Pertama, untuk kompensasi
Menteri Keuangan Sri Mulyani dalam keterangannya menjelaskan bahwa subsidi BBM dan kompensasi di 2022 mengalami peningkatan signifikan dari Rp 188,3 triliun pada 2021, senilai Rp 188,3 triliun pada 2020, Rp 144,4 triliun pada 2019, dan Rp 153,5 triliun pada 2018. Peningkatkan yang signifikan pada tahun 2022 diketahui menjadi 502,4 triliun dari alokasi awal 152,5 triliun.
Wakil Menteri Keuangan Suahasil Nazara dalam Rakor TPID yang disiarkan oleh akun Youtube Kemendagri RI, menerangkan "Dalam APBN 2022 sesungguhnya telah dialokasikan anggaran subsidi dan kompensasi sebesar Rp 152 triliun. Namun beberapa bulan lalu dengan terjadinya peningkatan harga minyak dunia juga terjadi perubahan kurs, maka kita mengestimasi kebutuhan 2022 adalah Rp 502,4 triliun. Kebutuhan ini naik 3 kali lipat dari perhitungan awal Rp 152,5 triliun,"
Anggaran subsidi BBM yang naik menjadi 3 kali lipat pada 3 kuartal tahun 2022 tentu saja kemudian membutuhkan penyesuaian.
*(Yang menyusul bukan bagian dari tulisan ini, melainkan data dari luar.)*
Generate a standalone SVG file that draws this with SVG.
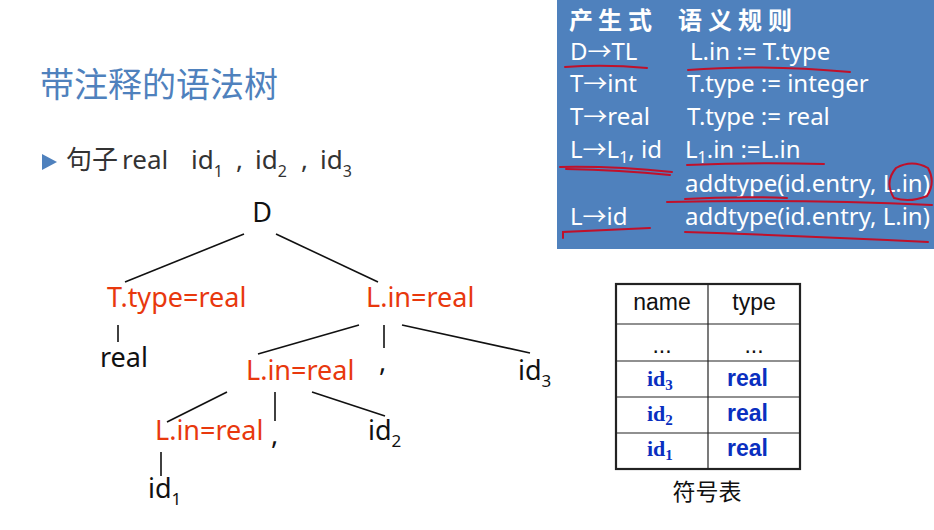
<svg xmlns="http://www.w3.org/2000/svg" width="934" height="530" viewBox="0 0 934 530">
<style>
.t{font-family:"Noto Sans","Noto Sans CJK SC",sans-serif}
.cjk{font-family:"Noto Sans CJK SC","Noto Sans",sans-serif}
.red{fill:#E8380D;font-size:27px}
.blk{fill:#111;font-size:27px}
.ln{stroke:#111;stroke-width:1.6;fill:none}
.pw{fill:#fff;font-size:24px}
.ink{stroke:#C0102A;stroke-width:2;fill:none;stroke-linecap:round}
.tb{font-family:"Liberation Sans",Arial,sans-serif;font-size:23px}
.bl{fill:#0A2FC0;font-weight:bold}
.tm{font-family:"Liberation Serif","Times New Roman",serif;font-size:22px;font-weight:bold;fill:#0A2FC0}
.grid{stroke:#222;stroke-width:1.2}
</style>
<rect width="934" height="530" fill="#fff"/>

<g id="title">
<text class="cjk" x="40" y="97" font-size="34" fill="#4F81BD">带注释的语法树</text>
</g>
<g id="sentence">
<polygon points="42,154 57,162 42,170" fill="#4F81BD"/>
<text class="cjk" x="66" y="169" font-size="26" fill="#333">句子</text>
<text class="t" y="169" font-size="26" fill="#333"><tspan x="122">real</tspan><tspan x="191">id</tspan><tspan font-size="16" dy="8">1</tspan><tspan x="236" dy="-8">,</tspan><tspan x="255">id</tspan><tspan font-size="16" dy="8">2</tspan><tspan x="301" dy="-8">,</tspan><tspan x="320">id</tspan><tspan font-size="16" dy="8">3</tspan></text>
</g>

<g id="connectors">
<line class="ln" x1="244" y1="234" x2="125" y2="282"/>
<line class="ln" x1="276" y1="234" x2="378" y2="282"/>
<line class="ln" x1="118" y1="325" x2="118" y2="342"/>
<line class="ln" x1="359" y1="325" x2="258" y2="354"/>
<line class="ln" x1="384" y1="325" x2="384" y2="348"/>
<line class="ln" x1="402" y1="325" x2="530" y2="353"/>
<line class="ln" x1="227" y1="392" x2="167" y2="422"/>
<line class="ln" x1="275" y1="392" x2="275" y2="421"/>
<line class="ln" x1="312" y1="392" x2="385" y2="416"/>
<line class="ln" x1="161" y1="452" x2="161" y2="476"/>
</g>

<g id="node-D"><text class="t blk" x="262" y="222" font-size="23" text-anchor="middle">D</text></g>
<g id="node-T"><text class="t red" x="107" y="307">T.type=real</text></g>
<g id="node-real"><text class="t blk" x="100" y="367">real</text></g>
<g id="node-L1"><text class="t red" x="366" y="307">L.in=real</text></g>
<g id="node-L2"><text class="t red" x="246" y="380">L.in=real</text></g>
<g id="node-comma1"><text class="t blk" x="379" y="371">,</text></g>
<g id="node-id3"><text class="t blk" x="518" y="380">id<tspan font-size="17" dy="7">3</tspan></text></g>
<g id="node-L3"><text class="t red" x="155" y="440">L.in=real</text></g>
<g id="node-comma2"><text class="t blk" x="271" y="444">,</text></g>
<g id="node-id2"><text class="t blk" x="368" y="440">id<tspan font-size="17" dy="7">2</tspan></text></g>
<g id="node-id1"><text class="t blk" x="148" y="498">id<tspan font-size="17" dy="7">1</tspan></text></g>

<g id="rules">
<rect x="557" y="0" width="377" height="249" fill="#4F81BD"/>
<text class="cjk" y="29" font-size="24" font-weight="bold" fill="#fff"><tspan x="569">产</tspan><tspan x="598">生</tspan><tspan x="628">式</tspan><tspan x="678">语</tspan><tspan x="708">义</tspan><tspan x="738">规</tspan><tspan x="768">则</tspan></text>
<text class="t pw" x="570" y="60">D→TL</text>
<text class="t pw" x="690" y="60">L.in := T.type</text>
<text class="t pw" x="570" y="92">T→int</text>
<text class="t pw" x="687" y="92">T.type := integer</text>
<text class="t pw" x="570" y="125">T→real</text>
<text class="t pw" x="687" y="125">T.type := real</text>
<text class="t pw" x="570" y="158">L→L<tspan font-size="16" dy="5">1</tspan><tspan dy="-5">, id</tspan></text>
<text class="t pw" x="685" y="158">L<tspan font-size="16" dy="5">1</tspan><tspan dy="-5">.in :=L.in</tspan></text>
<text class="t pw" x="685" y="192" font-size="23.5">addtype(id.entry, L.in)</text>
<text class="t pw" x="570" y="225">L→id</text>
<text class="t pw" x="685" y="225" font-size="23.5">addtype(id.entry, L.in)</text>
<path class="ink" d="M565,67 Q605,64 647,68"/>
<path class="ink" d="M688,70 Q760,64 850,72"/>
<path class="ink" d="M560,167 Q615,166 672,172"/>
<path class="ink" d="M566,169 Q620,170 670,175"/>
<path class="ink" d="M687,165 Q755,162 824,164"/>
<path class="ink" d="M667,202 Q800,199 932,205"/>
<path class="ink" d="M685,199 Q735,196 787,198"/>
<path class="ink" d="M894,198 Q884,182 896,168 Q912,159 928,168 Q936,182 927,196 Q910,203 894,198"/>
<path class="ink" d="M563,238 L563,232 Q605,230 650,228"/>
<path class="ink" d="M685,232 Q810,236 928,242"/>
</g>

<g id="symtable">
<rect x="616" y="284" width="184" height="185" fill="#fff" stroke="#222" stroke-width="2.2"/>
<line class="grid" x1="616" y1="324" x2="800" y2="324"/>
<line class="grid" x1="616" y1="361" x2="800" y2="361"/>
<line class="grid" x1="616" y1="397" x2="800" y2="397"/>
<line class="grid" x1="616" y1="433" x2="800" y2="433"/>
<line class="grid" x1="708" y1="284" x2="708" y2="469"/>
<text class="tb" x="662" y="310" text-anchor="middle" fill="#111">name</text>
<text class="tb" x="754" y="310" text-anchor="middle" fill="#111">type</text>
<text class="tb" x="662" y="353" text-anchor="middle" font-size="18" fill="#111">...</text>
<text class="tb" x="754" y="353" text-anchor="middle" font-size="18" fill="#111">...</text>
<text class="tm" x="647" y="386">id<tspan font-size="15" dy="4">3</tspan></text>
<text class="tm" x="647" y="421">id<tspan font-size="15" dy="4">2</tspan></text>
<text class="tm" x="647" y="456">id<tspan font-size="15" dy="4">1</tspan></text>
<text class="tb bl" x="727" y="386">real</text>
<text class="tb bl" x="727" y="421">real</text>
<text class="tb bl" x="727" y="456">real</text>
<text class="cjk" x="707" y="500" font-size="23" text-anchor="middle" fill="#111">符号表</text>
</g>
</svg>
Penyesuaian kemudian dilakukan dengan menaikan harga BBM. Kebijakan menaikan harga BBM sebenarnya bertujuan untuk melakukan kompensasi terhadap kebijakan subsidi dan kompensasi BBM selama 3 kuartal yang telah berlalu.
Jadi, sebenarnya kebijakan menaikan harga BBM pada bulan September 2022 adalah bentuk kompensasi terhadap subsidi BBM yang telah memakan anggaran negara sebesar 502,4 triliun selama Januari-Agustus 2022.
Kedua, pengalihan subsidi
Kebijakan menaikan harga BBM yang dilakukan oleh pemerintahan Presiden Jokowi sekarang ini, tidak saja untuk kompensasi pengeluaran negara untuk BBM, melainkan juga untuk mengalihkan subsidi BBM. Pengalihan yang dilakukan adalah dengan mengurangi pengeluaran untuk subsidi BBM dan meningkatkan anggaran subsidi sosial melalui Bantuan Langsung Tunai (BLT), diantaranya BLT BBM sebesar RP.150.000 dan BLT BSU (Bantuan Subsidi Upah) sebesar Rp. 600.000.
Kebijakan pengalihan subsidi BBM memang patut diwaspadai, mengingat BBM merupakan poros bagi segala bidang perekonomian. Namun demikian, kita perlu realistis dengan situasi perekonomian global dan nasional yang tak menentu pasca covid-19. Maka dari itu, kebijakan-kebijakan “gila” seperti menaikan harga BBM sudah seharusnya telah melalui pertimbangan yang matang dan terukur. Sehingga pengalihan subsidi tidak kemudian mendatangkan persoalan baru.
Ketiga, menjaga stabilitas ekonomi
Perekonomian yang stabil merupakan harapan besar kita semua. Atas dasar itu, setiap negara di dunia ini senantiasa berupaya agar dapat menjaga stabilitas ekonomi. Indikator utama stabilitas ekonomi sebuah negara adalah dengan menjaga kesesuaian harga barang dan jasa. Sebagaimana telah dijelaskan bahwa yang namanya inflasi, tidak boleh menjadi tinggi sekaligus tidak boleh terlalu rendah.
Mungkin anda bertanya, bagaimana mungkin menaikan harga BBM dapat menjaga stabilitas ekonomi? Saya tidak akan menjawabnya dengan ilmu ekonomi, tetapi saya hendak mengatakan bahwa pengalihan subsidi BBM dilakukan untuk menjaga daya beli masyarakat. Daya beli masyarakat haruslah stabil meski di tengah naiknya harga barang dan jasa akibat naiknya harga BBM. Lagipula, anggaran besar yang digelontarkan selama 3 kuartal di muka tidak tepat sasaran.